Известный летчик Павел Васильевич Рычагов, командующий военно-воздушными силами 9-й армии, награжденный за Испанию Золотой Звездой Героя, возмущался:
— Один из командиров дивизий сказал, что при такой мощной авиации, какая имеется у нас, ему не надо маскироваться, нас и так защитят. Другая дивизия бросила свою зенитную артиллерию под Ленинградом и вылезла на фронт, как на праздник. Когда один самолет противника появляется над нашим расположением, то поднимается паника, особенно в тылу... Нашу пехоту приучили, что авиация противника ее не будет бомбить. Мало нас били с воздуха, вот почему мы не знаем цену авиации...
Кирпонос напомнил о том, что командиры не привыкли заботиться о скрытности управления:
— Сколько у нас в мирное время говорят об этом, а пошли воевать — даже карта не закодирована. Все управление шло открытым текстом по телефону. Мне комдив Курочкин звонит: скажите, где у вас командный пункт? Пришлось просить разрешение сообщить об этом письменно, а не по телефону.
— Почему с рацией не вышло дело? — поинтересовался Сталин.

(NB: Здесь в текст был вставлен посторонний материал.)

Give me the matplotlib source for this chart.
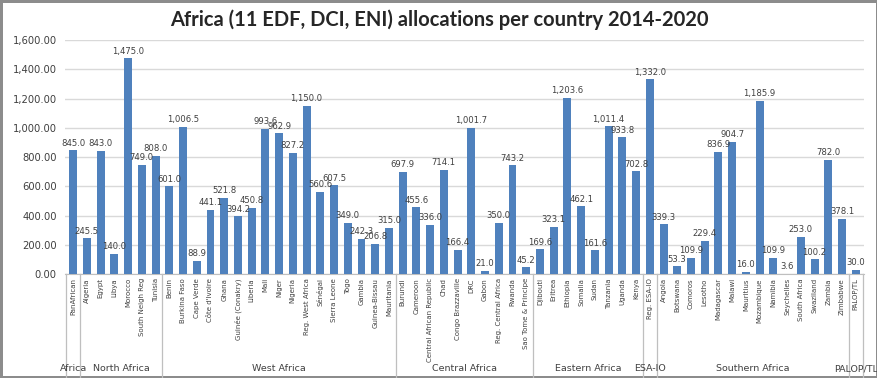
import matplotlib.pyplot as plt
import numpy as np
from matplotlib.ticker import FuncFormatter

# regions and the countries inside them, in chart order
regions = ['Africa', 'North Africa', 'West Africa', 'Central Africa',
           'Eastern Africa', 'ESA-IO', 'Southern Africa', 'PALOP/TL']

countries = [
    ['PanAfrican'],
    ['Algeria', 'Egypt', 'Libya', 'Morocco', 'South Neigh Reg', 'Tunisia'],
    ['Benin', 'Burkina Faso', 'Cape Verde', "Côte d'Ivoire", 'Ghana',
     'Guinée (Conakry)', 'Liberia', 'Mali', 'Niger', 'Nigeria',
     'Reg. West Africa', 'Sénégal', 'Sierra Leone', 'Togo', 'Gambia',
     'Guinea-Bissau', 'Mauritania'],
    ['Burundi', 'Cameroon', 'Central African Republic', 'Chad',
     'Congo Brazzaville', 'DRC', 'Gabon', 'Reg. Central Africa', 'Rwanda',
     'Sao Tome & Principe'],
    ['Djibouti', 'Eritrea', 'Ethiopia', 'Somalia', 'Sudan', 'Tanzania',
     'Uganda', 'Kenya'],
    ['Reg. ESA-IO'],
    ['Angola', 'Botswana', 'Comoros', 'Lesotho', 'Madagascar', 'Malawi',
     'Mauritius', 'Mozambique', 'Namibia', 'Seychelles', 'South Africa',
     'Swaziland', 'Zambia', 'Zimbabwe'],
    ['PALOP/TL'],
]

allocations = [
    [845.0],
    [245.5, 843.0, 140.0, 1475.0, 749.0, 808.0],
    [601.0, 1006.5, 88.9, 441.1, 521.8, 394.2, 450.8, 993.6, 962.9, 827.2,
     1150.0, 560.6, 607.5, 349.0, 242.3, 206.8, 315.0],
    [697.9, 455.6, 336.0, 714.1, 166.4, 1001.7, 21.0, 350.0, 743.2, 45.2],
    [169.6, 323.1, 1203.6, 462.1, 161.6, 1011.4, 933.8, 702.8],
    [1332.0],
    [339.3, 53.3, 109.9, 229.4, 836.9, 904.7, 16.0, 1185.9, 109.9, 3.6,
     253.0, 100.2, 782.0, 378.1],
    [30.0],
]

names = [c for grp in countries for c in grp]
vals = [v for grp in allocations for v in grp]
x = np.arange(len(names))

fig = plt.figure(figsize=(8.78, 3.78), dpi=100, facecolor='white',
                 edgecolor='#8c8c8c', linewidth=2.5)
ax = fig.add_axes([0.074, 0.275, 0.91, 0.619])

ax.bar(x, vals, width=0.58, color='#4F81BD', zorder=3)
for xi, v in zip(x, vals):
    ax.text(xi, v + 18, f'{v:,.1f}', ha='center', va='bottom',
            fontsize=6.1, color='#404040', zorder=4)

ax.set_xlim(-0.6, len(names) - 0.4)
ax.set_ylim(0, 1600)
ax.set_yticks(np.arange(0, 1601, 200))
ax.yaxis.set_major_formatter(FuncFormatter(lambda v, p: f'{v:,.2f}'))
ax.tick_params(axis='y', length=0, labelsize=7.2, labelcolor='#404040', pad=6)
ax.grid(axis='y', color='#d9d9d9', linewidth=1, zorder=0)
for s in ['left', 'right', 'top']:
    ax.spines[s].set_visible(False)
ax.spines['bottom'].set_color('#bfbfbf')

ax.set_xticks(x)
ax.set_xticklabels(names, rotation=90, fontsize=5.0, color='#404040', va='top')
ax.tick_params(axis='x', length=0, pad=3)

# region separators and labels under the country names
bounds = [-0.5]
for grp in countries:
    bounds.append(bounds[-1] + len(grp))
trans = ax.get_xaxis_transform()
for b in bounds:
    ax.plot([b, b], [0, -0.47], transform=trans, color='#bfbfbf',
            linewidth=0.9, clip_on=False)
for reg, lo, hi in zip(regions, bounds[:-1], bounds[1:]):
    ax.text((lo + hi) / 2, -0.405, reg, transform=trans, ha='center',
            va='center', fontsize=6.8, color='#404040')

fig.suptitle('Africa (11 EDF, DCI, ENI) allocations per country 2014-2020',
             x=0.5, y=0.975, fontsize=14.5, fontweight='bold',
             family=['Lato', 'DejaVu Sans'], color='#262626')

fig.savefig('out.png', dpi=100, edgecolor=fig.get_edgecolor())
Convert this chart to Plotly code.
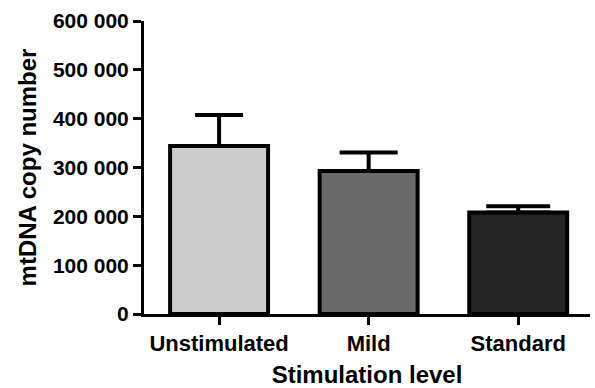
import plotly.graph_objects as go

categories = ["Unstimulated", "Mild", "Standard"]
values = [344000, 293000, 208000]
errors_upper = [63500, 37500, 12500]
bar_colors = ["#cdcdcd", "#6a6a6a", "#252525"]
cap_half_widths = [24, 29, 32]

y_tick_vals = [0, 100000, 200000, 300000, 400000, 500000, 600000]
y_tick_labels = ["0", "100 000", "200 000", "300 000", "400 000", "500 000", "600 000"]

FONT = "Arial, 'Liberation Sans', sans-serif"

fig = go.Figure()
for cat, val, err, col, cw in zip(categories, values, errors_upper, bar_colors, cap_half_widths):
    fig.add_trace(go.Bar(
        x=[cat], y=[val],
        marker=dict(color=col, line=dict(color="black", width=4)),
        width=0.655,
        error_y=dict(type="data", array=[err], arrayminus=[0], symmetric=False,
                     color="black", thickness=4, width=cw),
        showlegend=False,
    ))

fig.update_layout(
    width=595, height=388,
    margin=dict(l=144, r=5, t=21, b=74, autoexpand=False),
    plot_bgcolor="white", paper_bgcolor="white",
    font=dict(family=FONT, color="black"),
    xaxis=dict(
        range=[-0.502, 2.48], automargin=False,
        showline=True, linecolor="black", linewidth=3,
        ticks="outside", ticklen=8, tickwidth=3, tickcolor="black",
        tickfont=dict(size=22, weight="bold"),
        title=dict(text="Stimulation level", font=dict(size=24, weight="bold"), standoff=12),
        showgrid=False, zeroline=False,
    ),
    yaxis=dict(
        range=[0, 600000], automargin=False,
        tickvals=y_tick_vals, ticktext=y_tick_labels,
        showline=True, linecolor="black", linewidth=3,
        ticks="outside", ticklen=8, tickwidth=3, tickcolor="black",
        tickfont=dict(size=21, weight="bold"),
        title=dict(text="mtDNA copy number", font=dict(size=24, weight="bold"), standoff=10),
        showgrid=False, zeroline=False,
    ),
)

fig.write_html("out.html", config={"displayModeBar": False},
               post_script="document.body.style.margin='0';")
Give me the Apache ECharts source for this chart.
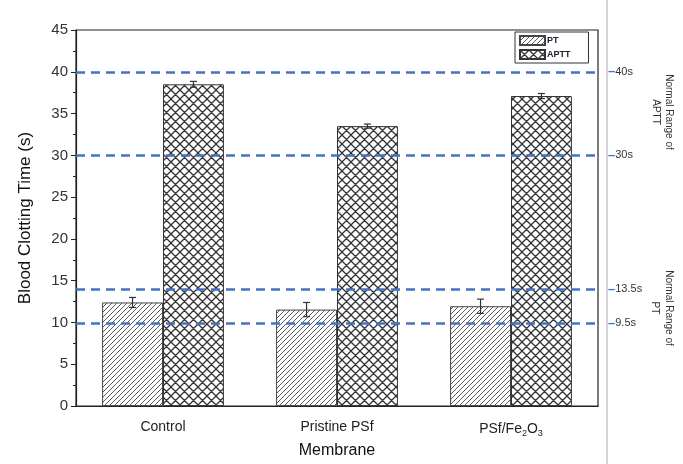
<!DOCTYPE html>
<html>
<head>
<meta charset="utf-8">
<script src="https://cdn.jsdelivr.net/npm/echarts@6/dist/echarts.min.js"></script>
<style>
html,body{margin:0;padding:0;background:#fff;overflow:hidden;}
#chart{width:683px;height:464px;}
</style>
</head>
<body>
<div id="chart"></div>
<script>
// ---- data ----
var categories = ['Control', 'Pristine PSf', 'PSf/Fe{sub|2}O{sub|3}'];
var ptValues = [12.4, 11.55, 11.95];
var ptErrors = [0.6, 0.85, 0.85];
var apttValues = [38.5, 33.5, 37.1];
var apttErrors = [0.35, 0.25, 0.3];
var refLineValues = [40, 30, 14, 9.9];
var refLineLabels = ['40s', '30s', '13.5s', '9.5s'];
var yTicks = [0, 45, 5];

function makePattern(type) {
  var c = document.createElement('canvas');
  var s = type === 'diag' ? 5 : 9;
  c.width = s; c.height = s;
  var g = c.getContext('2d');
  g.fillStyle = '#fff';
  g.fillRect(0, 0, s, s);
  g.strokeStyle = type === 'diag' ? '#5a5a5a' : '#333';
  g.lineWidth = type === 'diag' ? 1 : 1.3;
  g.beginPath();
  g.moveTo(-1, s + 1); g.lineTo(s + 1, -1);
  g.moveTo(-1, 1); g.lineTo(1, -1);
  g.moveTo(s - 1, s + 1); g.lineTo(s + 1, s - 1);
  if (type === 'cross') {
    g.moveTo(-1, -1); g.lineTo(s + 1, s + 1);
    g.moveTo(s - 1, -1); g.lineTo(s + 1, 1);
    g.moveTo(-1, s - 1); g.lineTo(1, s + 1);
  }
  g.stroke();
  return c;
}

var BAR_GAP_CAT = 0.3;

function errRender(sign) {
  return function (params, api) {
    var i = api.value(0), v = api.value(1), e = api.value(2);
    var c = api.coord([i, v]);
    var band = api.size([1, 0])[0];
    var bw = band * (1 - BAR_GAP_CAT) / 2;
    var x = c[0] + sign * bw / 2;
    var top = api.coord([i, v + e])[1];
    var bot = api.coord([i, v - e])[1];
    var cap = 3.5;
    var st = { stroke: '#333', lineWidth: 1.2 };
    return {
      type: 'group',
      children: [
        { type: 'line', shape: { x1: x, y1: top, x2: x, y2: bot }, style: st },
        { type: 'line', shape: { x1: x - cap, y1: top, x2: x + cap, y2: top }, style: st },
        { type: 'line', shape: { x1: x - cap, y1: bot, x2: x + cap, y2: bot }, style: st }
      ]
    };
  };
}

var chart = echarts.init(document.getElementById('chart'), null, { width: 683, height: 464 });
var FONT = 'Liberation Sans';

var option = {
  animation: false,
  textStyle: { fontFamily: FONT },
  grid: { left: 76, top: 30, width: 522, height: 385, show: true, borderColor: '#222', borderWidth: 1.2, backgroundColor: 'transparent' },
  legend: {
    data: ['PT', 'APTT'],
    orient: 'vertical',
    left: 515, top: 32,
    itemWidth: 25, itemHeight: 9, itemGap: 3,
    borderColor: '#333', borderWidth: 1,
    padding: [3, 18, 3, 4],
    textStyle: { fontSize: 9, color: '#223', fontWeight: 'bold', padding: [0, 0, 0, -3] },
    icon: 'rect'
  },
  xAxis: [{
    type: 'category',
    data: categories,
    axisLine: { lineStyle: { color: '#222', width: 1.2 } },
    axisTick: { alignWithLabel: true, length: 5, lineStyle: { color: '#222' } },
    axisLabel: {
      interval: 0,
      fontSize: 14, color: '#222', margin: 14,
      rich: {
        sub: { fontSize: 9, padding: [9, 0, 0, 0], color: '#222' }
      }
    },
    name: 'Membrane',
    nameLocation: 'middle',
    nameGap: 33,
    nameTextStyle: { fontSize: 16, color: '#111' }
  }, {
    type: 'category',
    data: categories,
    position: 'bottom',
    axisLine: { show: false },
    axisTick: { length: 3, lineStyle: { color: '#222' } },
    axisLabel: { show: false }
  }],
  yAxis: {
    type: 'value',
    min: yTicks[0], max: yTicks[1], interval: yTicks[2],
    axisLine: { show: true, lineStyle: { color: '#222', width: 1.2 } },
    axisTick: { show: true, length: 5, lineStyle: { color: '#222' } },
    minorTick: { show: true, splitNumber: 2, length: 3, lineStyle: { color: '#222' } },
    splitLine: { show: false },
    axisLabel: { fontSize: 15, color: '#333', margin: 8 },
    name: 'Blood Clotting Time (s)',
    nameLocation: 'middle',
    nameGap: 42,
    nameTextStyle: { fontSize: 17, color: '#111' }
  },
  series: [{
    name: 'PT',
    type: 'bar',
    data: ptValues,
    barGap: '0%',
    barCategoryGap: (BAR_GAP_CAT * 100) + '%',
    itemStyle: { color: { image: makePattern('diag'), repeat: 'repeat' }, borderColor: '#444', borderWidth: 1 },
    markLine: {
      silent: true,
      symbol: 'none',
      lineStyle: { color: '#4472C4', type: [9, 6], width: 2.5 },
      label: {
        position: 'end', distance: 10,
        formatter: function (p) { return '{d|\u2013}' + refLineLabels[p.dataIndex]; },
        fontSize: 11, color: '#333',
        rich: { d: { color: '#4472C4', fontSize: 13, fontWeight: 'bold' } }
      },
      data: refLineValues.map(function (v) { return { yAxis: v }; })
    }
  }, {
    name: 'APTT',
    type: 'bar',
    data: apttValues,
    itemStyle: { color: { image: makePattern('cross'), repeat: 'repeat' }, borderColor: '#333', borderWidth: 1 }
  }, {
    type: 'custom',
    renderItem: errRender(-1),
    data: ptValues.map(function (v, i) { return [i, v, ptErrors[i]]; }),
    encode: { x: 0, y: 1 },
    z: 10
  }, {
    type: 'custom',
    renderItem: errRender(1),
    data: apttValues.map(function (v, i) { return [i, v, apttErrors[i]]; }),
    encode: { x: 0, y: 1 },
    z: 10
  }],
  graphic: [
    { type: 'line', shape: { x1: 607, y1: 0, x2: 607, y2: 464 }, style: { stroke: '#aaa', lineWidth: 1 } },
    { type: 'text', x: 669, y: 112, rotation: -Math.PI / 2, style: { text: 'Normal Range of', fontSize: 10, fill: '#333', align: 'center', verticalAlign: 'middle', fontFamily: FONT } },
    { type: 'text', x: 656, y: 112, rotation: -Math.PI / 2, style: { text: 'APTT', fontSize: 10, fill: '#333', align: 'center', verticalAlign: 'middle', fontFamily: FONT } },
    { type: 'text', x: 669, y: 308, rotation: -Math.PI / 2, style: { text: 'Normal Range of', fontSize: 10, fill: '#333', align: 'center', verticalAlign: 'middle', fontFamily: FONT } },
    { type: 'text', x: 655, y: 308, rotation: -Math.PI / 2, style: { text: 'PT', fontSize: 10, fill: '#333', align: 'center', verticalAlign: 'middle', fontFamily: FONT } }
  ]
};
chart.setOption(option);
</script>
</body>
</html>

— Если часть ушла из пределов радиуса действия рации, то связь обрывается, — объяснил Кирпонос.
Кто-то в зале скептически заметил:
— Не верю я в рацию...
— Кабельная связь у меня в дивизии работала хорошо, — продолжал Кирпонос. — Хуже радиосвязь. Здесь говорят, что, во-первых, ее не любят, во-вторых, недостаточно занимаемся мы этим делом. Это правильно, не любят потому, что рацией плохо овладели, а этому надо учиться.
Когда на трибуне оказался бригадный комиссар Константин Хрисанович Муравьев, комиссар управления связи Красной армии, Сталин упрекнул его:
— Связь была везде плохой, все жалуются на фронтах на плохую связь.
Муравьев сделал недоуменное лицо:
— Первый раз слышу, товарищ Сталин, о том, что везде связь была плохой.
Сталин заметил:
— Ни одного участка не знаю, откуда бы не было жалоб на связь. Признают проволочную связь, радиосвязь не признают.
Муравьев стал объяснять:
— Я работаю с августа 1939 года в центре. Но на финском фронте был начальником связи 8-й армии.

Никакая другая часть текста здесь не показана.